Aim of the task — Restate the whole of the material. Keep every word, and drop the pictures.

Data provided —

^^^^^^^^

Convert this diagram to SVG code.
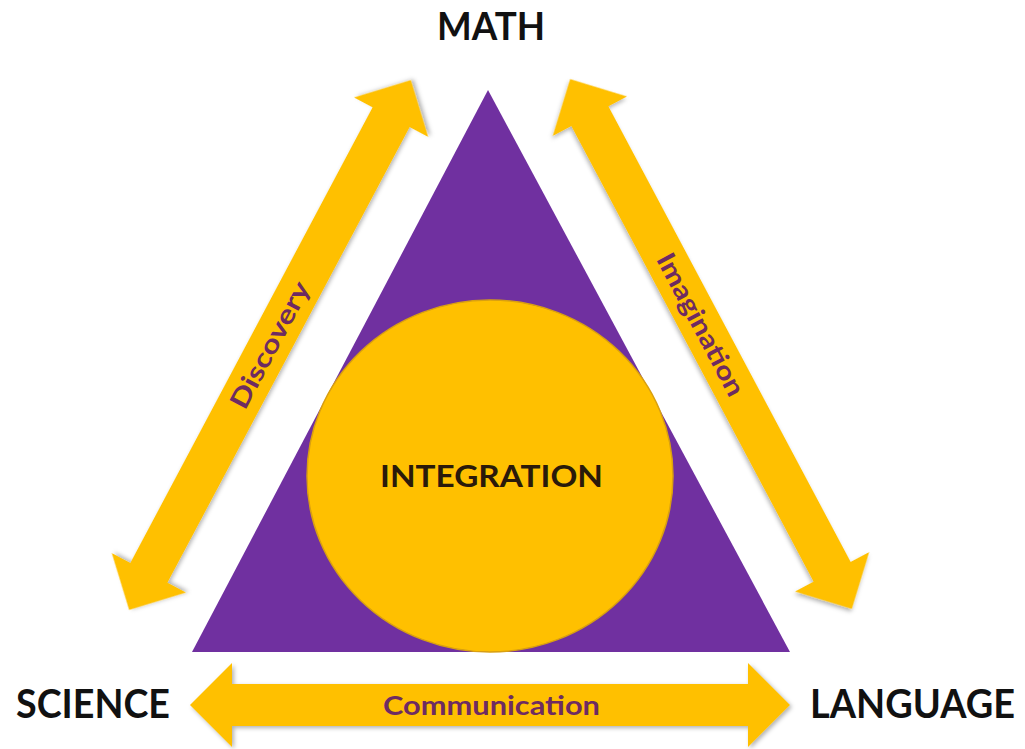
<svg xmlns="http://www.w3.org/2000/svg" xmlns:xlink="http://www.w3.org/1999/xlink" width="1025" height="749" viewBox="0 0 1025 749">
  <style>
    .lbl { font-family: Lato, "Liberation Sans", sans-serif; font-weight: bold; fill: #111111; }
    .mid { font-family: Lato, "Liberation Sans", sans-serif; font-weight: bold; fill: #2a1a0a; }
    .arrtxt { font-family: Lato, "Liberation Sans", sans-serif; font-weight: bold; fill: #6e2b62; }
    .arrow { fill: #FFC000; filter: url(#shadow); }
  </style>
  <defs>
    <filter id="shadow" x="-10%" y="-10%" width="120%" height="120%">
      <feDropShadow dx="2" dy="2" stdDeviation="2" flood-color="#000000" flood-opacity="0.3"/>
    </filter>
    <path id="dbl" d="M -300 0 L -258 -42 L -258 -21 L 258 -21 L 258 -42 L 300 0 L 258 42 L 258 21 L -258 21 L -258 42 Z"/>
  </defs>
  <rect x="0" y="0" width="1025" height="749" fill="#ffffff"/>

  <g id="node-triangle">
    <polygon points="488,90 790,652 192,652" fill="#7030A0"/>
  </g>

  <g id="node-integration">
    <ellipse cx="490" cy="476" rx="183" ry="176" fill="#FFC000" stroke="#D9A010" stroke-width="1.5"/>
    <text class="mid" x="491.5" y="487" font-size="31" text-anchor="middle" textLength="223" lengthAdjust="spacingAndGlyphs">INTEGRATION</text>
  </g>

  <g id="connectors">
    <g id="edge-discovery">
      <use xlink:href="#dbl" class="arrow" transform="translate(270,345) rotate(-62)"/>
      <text class="arrtxt" transform="translate(270,345) rotate(-62)" x="0" y="9" font-size="26" text-anchor="middle" textLength="140" lengthAdjust="spacingAndGlyphs">Discovery</text>
    </g>
    <g id="edge-imagination">
      <use xlink:href="#dbl" class="arrow" transform="translate(711,344) rotate(62)"/>
      <text class="arrtxt" transform="translate(711,344) rotate(62)" x="-22" y="9" font-size="26" text-anchor="middle" textLength="158" lengthAdjust="spacingAndGlyphs">Imagination</text>
    </g>
    <g id="edge-communication">
      <use xlink:href="#dbl" class="arrow" transform="translate(490,705)"/>
      <text class="arrtxt" x="491.5" y="715" font-size="27" text-anchor="middle" textLength="217" lengthAdjust="spacingAndGlyphs">Communication</text>
    </g>
  </g>

  <g id="node-math">
    <text class="lbl" x="491" y="40" font-size="39" text-anchor="middle" textLength="108" lengthAdjust="spacingAndGlyphs">MATH</text>
  </g>
  <g id="node-science">
    <text class="lbl" x="16" y="718" font-size="40" textLength="154" lengthAdjust="spacingAndGlyphs">SCIENCE</text>
  </g>
  <g id="node-language">
    <text class="lbl" x="810" y="718" font-size="40" textLength="205" lengthAdjust="spacingAndGlyphs">LANGUAGE</text>
  </g>
</svg>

^^^^^^^^

Complete output —
Convert this diagram to SVG code.
<svg xmlns="http://www.w3.org/2000/svg" xmlns:xlink="http://www.w3.org/1999/xlink" width="1025" height="749" viewBox="0 0 1025 749">
  <style>
    .lbl { font-family: Lato, "Liberation Sans", sans-serif; font-weight: bold; fill: #111111; }
    .mid { font-family: Lato, "Liberation Sans", sans-serif; font-weight: bold; fill: #2a1a0a; }
    .arrtxt { font-family: Lato, "Liberation Sans", sans-serif; font-weight: bold; fill: #6e2b62; }
    .arrow { fill: #FFC000; filter: url(#shadow); }
  </style>
  <defs>
    <filter id="shadow" x="-10%" y="-10%" width="120%" height="120%">
      <feDropShadow dx="2" dy="2" stdDeviation="2" flood-color="#000000" flood-opacity="0.3"/>
    </filter>
    <path id="dbl" d="M -300 0 L -258 -42 L -258 -21 L 258 -21 L 258 -42 L 300 0 L 258 42 L 258 21 L -258 21 L -258 42 Z"/>
  </defs>
  <rect x="0" y="0" width="1025" height="749" fill="#ffffff"/>

  <g id="node-triangle">
    <polygon points="488,90 790,652 192,652" fill="#7030A0"/>
  </g>

  <g id="node-integration">
    <ellipse cx="490" cy="476" rx="183" ry="176" fill="#FFC000" stroke="#D9A010" stroke-width="1.5"/>
    <text class="mid" x="491.5" y="487" font-size="31" text-anchor="middle" textLength="223" lengthAdjust="spacingAndGlyphs">INTEGRATION</text>
  </g>

  <g id="connectors">
    <g id="edge-discovery">
      <use xlink:href="#dbl" class="arrow" transform="translate(270,345) rotate(-62)"/>
      <text class="arrtxt" transform="translate(270,345) rotate(-62)" x="0" y="9" font-size="26" text-anchor="middle" textLength="140" lengthAdjust="spacingAndGlyphs">Discovery</text>
    </g>
    <g id="edge-imagination">
      <use xlink:href="#dbl" class="arrow" transform="translate(711,344) rotate(62)"/>
      <text class="arrtxt" transform="translate(711,344) rotate(62)" x="-22" y="9" font-size="26" text-anchor="middle" textLength="158" lengthAdjust="spacingAndGlyphs">Imagination</text>
    </g>
    <g id="edge-communication">
      <use xlink:href="#dbl" class="arrow" transform="translate(490,705)"/>
      <text class="arrtxt" x="491.5" y="715" font-size="27" text-anchor="middle" textLength="217" lengthAdjust="spacingAndGlyphs">Communication</text>
    </g>
  </g>

  <g id="node-math">
    <text class="lbl" x="491" y="40" font-size="39" text-anchor="middle" textLength="108" lengthAdjust="spacingAndGlyphs">MATH</text>
  </g>
  <g id="node-science">
    <text class="lbl" x="16" y="718" font-size="40" textLength="154" lengthAdjust="spacingAndGlyphs">SCIENCE</text>
  </g>
  <g id="node-language">
    <text class="lbl" x="810" y="718" font-size="40" textLength="205" lengthAdjust="spacingAndGlyphs">LANGUAGE</text>
  </g>
</svg>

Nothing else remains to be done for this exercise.